The 2011 revival of Top Girls

TOP GIRLS

The second most cited show was Caryl Churchill’s seminal 1982 work centring on powerful women in Thatcher’s Britain. The play, which sees hard-nosed businesswoman Marlene host a dinner party to celebrate her
promotion to managing director of the Top Girls Employment Agency with a
guest list including powerful women from myth and history, was recently revived by its original Royal Court director Max Stafford-Clark in a 2011 production at the Chichester Festival Theatre, which subsequently transferred to Trafalgar Studios. In a five star review Whatsonstage.com chief critic Michael Coveney wrote that it “remains one of the canonical plays of the late 20th century, performed
all over the world and long established as a set text in drama schools
and universities.”

The company of Phantom of the Opera

THE PHANTOM OF THE OPERA

Andrew Lloyd Webber’s musicals were famously used by Margaret Thatcher as examples of successful, unsubsidised 80s culture, and Phantom is the most successful of them all. The show, which premiered in the West End in 1984, is based on Gaston Leroux’s novel Le Fantôme de l’Opéra and centres on the relationship between a beautiful soprano and a mysterious disfigured composer. To date it has grossed over $5.5 billion worldwide, ranking it as the most successful show of all time. As Guardian theatre critic Michael Billington said recently: “It is no accident that Thatcher seized on Lloyd Webber as a symbol of what theatre should be. He embodied everything of which she approved: entreprenuerial skill, a world-famous brand-name, the ability to make money.”

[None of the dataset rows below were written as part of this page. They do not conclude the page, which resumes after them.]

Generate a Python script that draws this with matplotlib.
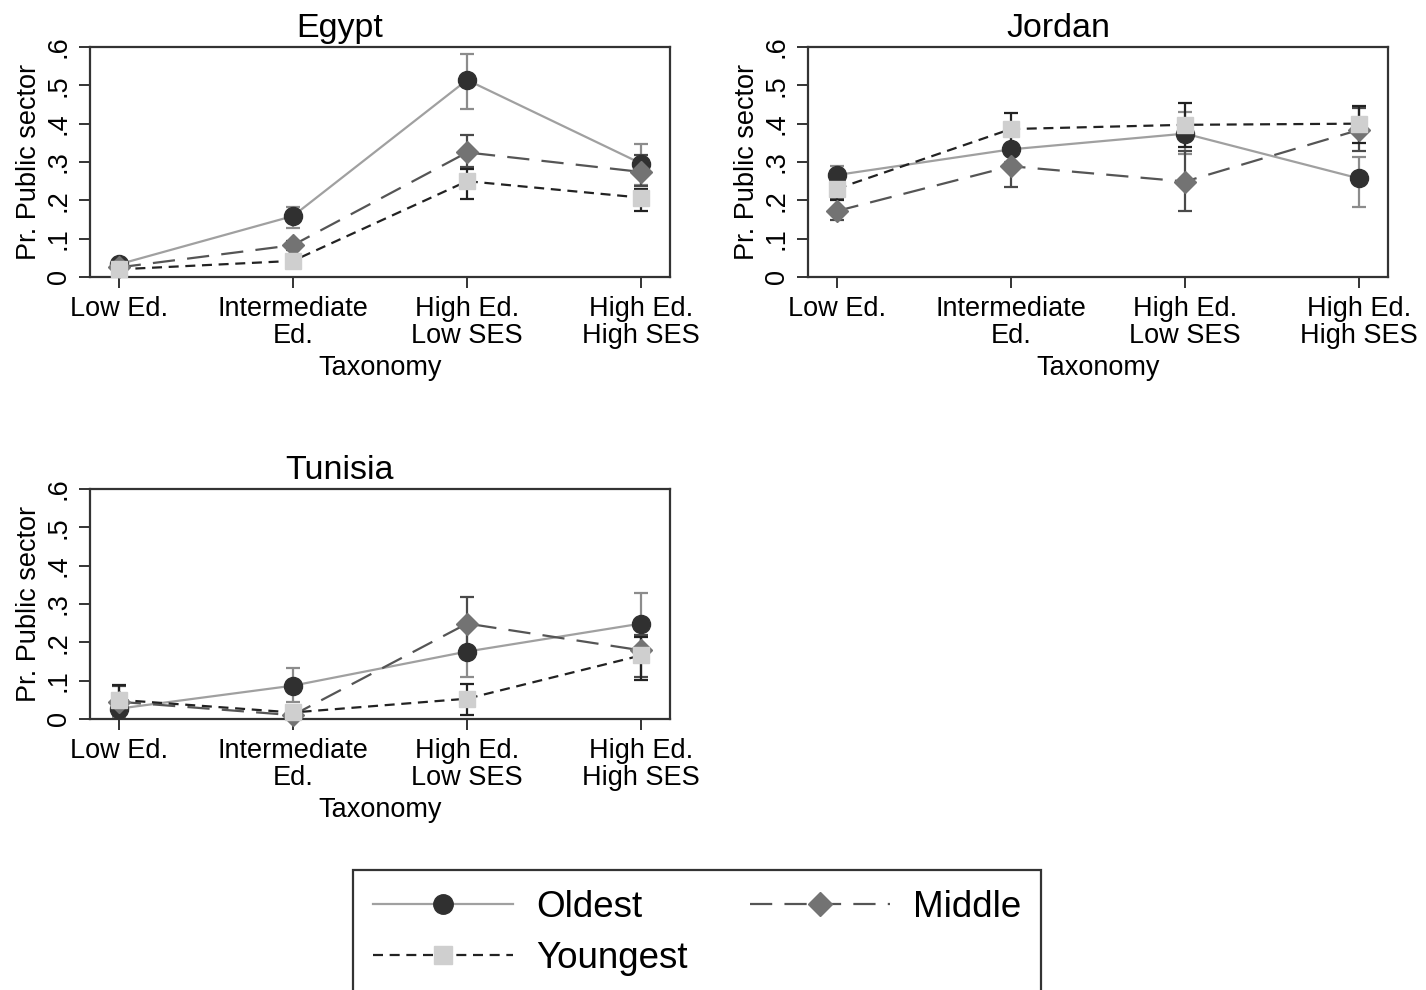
import matplotlib.pyplot as plt
from matplotlib.lines import Line2D

plt.rcParams['font.family'] = ['Liberation Sans', 'DejaVu Sans']

# categories on the x axis
categories = ['Low Ed.', 'Intermediate\nEd.', 'High Ed.\nLow SES', 'High Ed.\nHigh SES']
xpos = [1, 2, 3, 4]
yticks = [0, 0.1, 0.2, 0.3, 0.4, 0.5, 0.6]
yticklabels = ['0', '.1', '.2', '.3', '.4', '.5', '.6']

# Egypt
egypt_oldest = [0.033, 0.159, 0.514, 0.296]
egypt_oldest_lo = [0.022, 0.127, 0.439, 0.240]
egypt_oldest_hi = [0.045, 0.182, 0.582, 0.348]
egypt_middle = [0.025, 0.083, 0.325, 0.274]
egypt_middle_lo = [0.015, 0.070, 0.286, 0.237]
egypt_middle_hi = [0.035, 0.095, 0.371, 0.317]
egypt_young = [0.020, 0.042, 0.250, 0.207]
egypt_young_lo = [0.012, 0.032, 0.203, 0.171]
egypt_young_hi = [0.028, 0.052, 0.283, 0.230]

# Jordan
jordan_oldest = [0.266, 0.333, 0.374, 0.257]
jordan_oldest_lo = [0.240, 0.300, 0.320, 0.182]
jordan_oldest_hi = [0.290, 0.370, 0.430, 0.312]
jordan_middle = [0.172, 0.289, 0.249, 0.384]
jordan_middle_lo = [0.149, 0.234, 0.172, 0.330]
jordan_middle_hi = [0.203, 0.330, 0.328, 0.440]
jordan_young = [0.230, 0.386, 0.397, 0.400]
jordan_young_lo = [0.200, 0.340, 0.340, 0.350]
jordan_young_hi = [0.260, 0.429, 0.455, 0.447]

# Tunisia
tunisia_oldest = [0.027, 0.087, 0.176, 0.249]
tunisia_oldest_lo = [0.005, 0.045, 0.110, 0.170]
tunisia_oldest_hi = [0.050, 0.132, 0.240, 0.330]
tunisia_middle = [0.045, 0.010, 0.249, 0.179]
tunisia_middle_lo = [0.010, 0.000, 0.180, 0.110]
tunisia_middle_hi = [0.085, 0.030, 0.318, 0.220]
tunisia_young = [0.050, 0.017, 0.053, 0.166]
tunisia_young_lo = [0.010, 0.000, 0.011, 0.103]
tunisia_young_hi = [0.090, 0.035, 0.092, 0.214]

panels = [
    ('Egypt', [90, 47], [(egypt_oldest, egypt_oldest_lo, egypt_oldest_hi),
                         (egypt_middle, egypt_middle_lo, egypt_middle_hi),
                         (egypt_young, egypt_young_lo, egypt_young_hi)]),
    ('Jordan', [808, 47], [(jordan_oldest, jordan_oldest_lo, jordan_oldest_hi),
                           (jordan_middle, jordan_middle_lo, jordan_middle_hi),
                           (jordan_young, jordan_young_lo, jordan_young_hi)]),
    ('Tunisia', [90, 489], [(tunisia_oldest, tunisia_oldest_lo, tunisia_oldest_hi),
                            (tunisia_middle, tunisia_middle_lo, tunisia_middle_hi),
                            (tunisia_young, tunisia_young_lo, tunisia_young_hi)]),
]

# style per series: line colour, linestyle, marker, marker colour, error bar colour, marker size
styles = [
    dict(lc='#a0a0a0', ls='-', mk='o', mc='#303030', ec='#8c8c8c', ms=13),
    dict(lc='#555555', ls=(0, (10, 5.5)), mk='D', mc='#737373', ec='#4a4a4a', ms=11),
    dict(lc='#222222', ls=(0, (4.5, 3)), mk='s', mc='#cfcfcf', ec='#222222', ms=12),
]

W, H = 1426, 990
fig = plt.figure(figsize=(W / 100, H / 100), dpi=100)
aw, ah = 580, 230

for title, (px, py), series in panels:
    ax = fig.add_axes([px / W, 1 - (py + ah) / H, aw / W, ah / H])
    for (vals, lo, hi), st in zip(series, styles):
        err = [[v - l for v, l in zip(vals, lo)], [h - v for v, h in zip(vals, hi)]]
        ax.errorbar(xpos, vals, yerr=err, fmt='none', ecolor=st['ec'], elinewidth=1.6,
                    capsize=5, capthick=1.6, clip_on=False)
        ax.plot(xpos, vals, color=st['lc'], ls=st['ls'], lw=1.6, clip_on=False)
        ax.plot(xpos, vals, ls='none', marker=st['mk'], ms=st['ms'], mfc=st['mc'],
                mec=st['mc'], clip_on=False, zorder=3)
    ax.set_xlim(0.835, 4.165)
    ax.set_ylim(0, 0.6)
    ax.set_xticks(xpos)
    ax.set_xticklabels(categories, fontsize=19.5, linespacing=1.05)
    ax.set_yticks(yticks)
    ax.set_yticklabels(yticklabels, fontsize=19.5, rotation=90, va='center')
    ax.tick_params(axis='both', direction='out', length=8, width=1.4, color='#333333', pad=6)
    ax.tick_params(axis='y', pad=5)
    for sp in ax.spines.values():
        sp.set_color('#333333')
        sp.set_linewidth(1.6)
    ax.set_xlabel('Taxonomy', fontsize=19.5, labelpad=4)
    ax.set_ylabel('Pr. Public sector', fontsize=19.5, labelpad=3)
    ax.text(0.431, 1.045, title, transform=ax.transAxes, ha='center', va='baseline',
            fontsize=24.5)

# legend
handles = [
    Line2D([], [], color=styles[0]['lc'], ls='-', lw=1.6, marker='o', ms=14,
           mfc=styles[0]['mc'], mec=styles[0]['mc']),
    Line2D([], [], color=styles[2]['lc'], ls=(0, (4.5, 3)), lw=1.6, marker='s', ms=13,
           mfc=styles[2]['mc'], mec=styles[2]['mc']),
    Line2D([], [], color=styles[1]['lc'], ls=(0, (10, 5.5)), lw=1.6, marker='D', ms=12,
           mfc=styles[1]['mc'], mec=styles[1]['mc']),
]
labels = ['Oldest', 'Youngest', 'Middle']
leg = fig.legend(handles, labels, loc='upper left', bbox_to_anchor=(353 / W, 1 - 870 / H),
                 borderaxespad=0, ncol=2, fontsize=26.5,
                 handlelength=3.8, handletextpad=0.62, columnspacing=1.7, borderpad=0.55,
                 labelspacing=0.42, frameon=True, fancybox=False, framealpha=1,
                 edgecolor='#333333')
leg.get_frame().set_linewidth(1.6)

fig.savefig('out.png', dpi=100)
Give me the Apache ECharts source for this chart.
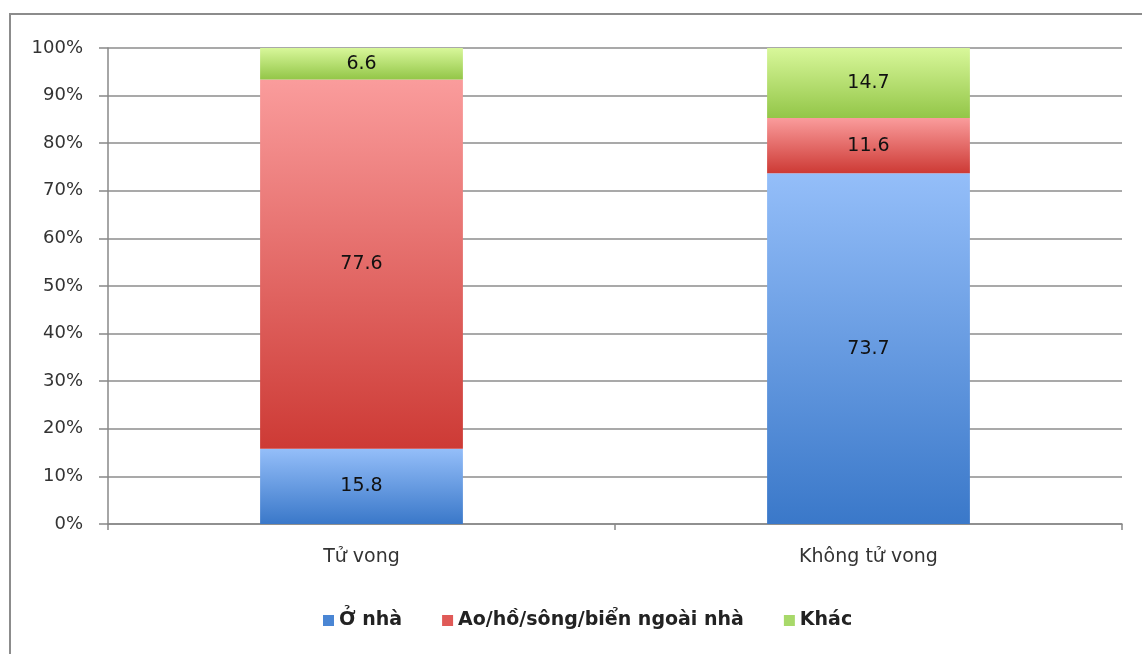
<!DOCTYPE html>
<html><head><meta charset="utf-8">
<script src="https://cdn.jsdelivr.net/npm/echarts@6/dist/echarts.min.js"></script>
<style>html,body{margin:0;padding:0;background:#fff}#c{width:1142px;height:654px}</style>
</head><body><div id="c"></div>
<script>
const categories = ['Tử vong', 'Không tử vong'];
const seriesNames = ['Ở nhà', 'Ao/hồ/sông/biển ngoài nhà', 'Khác'];
const atHome = [15.8, 73.7];
const outside = [77.6, 11.6];
const other = [6.6, 14.7];

const grads = [
  ['#94bef9', '#3a78c9'],
  ['#fa9c9c', '#cd3a35'],
  ['#d8f79a', '#93c648']
];
const legendColors = ['#4a86d4', '#e05a57', '#a8d96a'];
function grad(i){
  return new echarts.graphic.LinearGradient(0,0,0,1,[{offset:0,color:grads[i][0]},{offset:1,color:grads[i][1]}]);
}
const font = '"DejaVu Sans", "Noto Sans", sans-serif';
const chart = echarts.init(document.getElementById('c'));
const dataSets = [atHome, outside, other];
chart.setOption({
  animation:false,
  graphic:[{type:'rect',shape:{x:10,y:14,width:1140,height:660},style:{fill:'none',stroke:'#8c8c8c',lineWidth:2},silent:true}],
  grid:{left:108,right:20,top:48,bottom:130},
  legend:{
    top:606,left:318,itemWidth:11,itemHeight:11,itemGap:40,
    icon:'rect',
    textStyle:{fontFamily:font,fontSize:19,fontWeight:'bold',color:'#222',padding:[0,0,0,0]},
    data:seriesNames.map((n,i)=>({name:n,itemStyle:{color:legendColors[i]}}))
  },
  xAxis:{
    type:'category',data:categories,boundaryGap:true,
    axisLine:{lineStyle:{color:'#888',width:1.5}},
    axisTick:{show:true,length:6,alignWithLabel:false,lineStyle:{color:'#888',width:1.5}},
    axisLabel:{fontFamily:font,fontSize:19,color:'#333',margin:24}
  },
  yAxis:{
    type:'value',min:0,max:100,interval:10,
    axisLine:{show:true,lineStyle:{color:'#888',width:1.5}},
    axisTick:{show:true,length:9,lineStyle:{color:'#888',width:1.5}},
    splitLine:{lineStyle:{color:'#8c8c8c',width:1.5}},
    axisLabel:{fontFamily:font,fontSize:18,color:'#333',margin:25,formatter:v=>v+'%'}
  },
  series:dataSets.map((d,i)=>({
    name:seriesNames[i],type:'bar',stack:'a',barWidth:'40%',
    data:d,
    itemStyle:{color:grad(i)},
    label:{show:true,position:'inside',fontFamily:font,fontSize:19,color:'#111',formatter:p=>p.value.toFixed(1)}
  }))
});
</script></body></html>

The company of Les Miserables

LES MISERABLES

Another great West End musical titan of the 80s that is still running today, adapted from Victor Hugo’s epic novel,
was also cited by readers as an enduring symbol of Thatcher’s Britain.
Which is perhaps ironic, considering that Les Mis
was staged (in 1985) by the publicly-funded Royal Shakespeare Company.
But it showed that esteemed classical directors Trevor Nunn and John
Caird, who had previously collaborated on an epic adaptation of
Nicholas Nickleby, could also stage a mainstream
blockbuster aimed at the mass market, paving the way for Nicholas Hytner’s current work at the National. And its themes are pertinent too. One of our voters wrote: “While I wholeheartedly believe Les Mis would have been a success without Maggie Thatcher, surely there is no better show that allows for the expression of the feelings of the time. The idea that things should be changed – that a people can rise – surely Thatcherism inspired the sort of feelings that Les Mis captures within the public, and made it the roaring success it was in the beginning.”

The company of Blood Brothers (West End 2011)

BLOOD BROTHERS

Completing the top five most mentioned productions ‘inspired by Thatcherism are most likely to stand the test of time’ is Willy Russell’s 1983 musical about living on the ‘never never’ in Liverpool. The third-longest running production in West End history, it tells the story of twin boys
separated at birth, only to be reunited by a twist of fate and a
mother’s haunting secret. Although not set entirely during the Thatcher period, one of the twins, Mickey, loses his job in the climate of privatisation in the early 1980s which ultimately causes his downfall. Blood Brothers may have recently finished its 24-year run in the West End, but Russell revealed in a recent interview that the show is set for an intriguing new life: “The South African singer David Kramer asked me to relocate the musical in the Cape coloured community, and I agreed. The brothers will be black, and I am going to allow some of the community’s rhythm to creep into the score. It will be shown next year in South Africa and I am very excited.”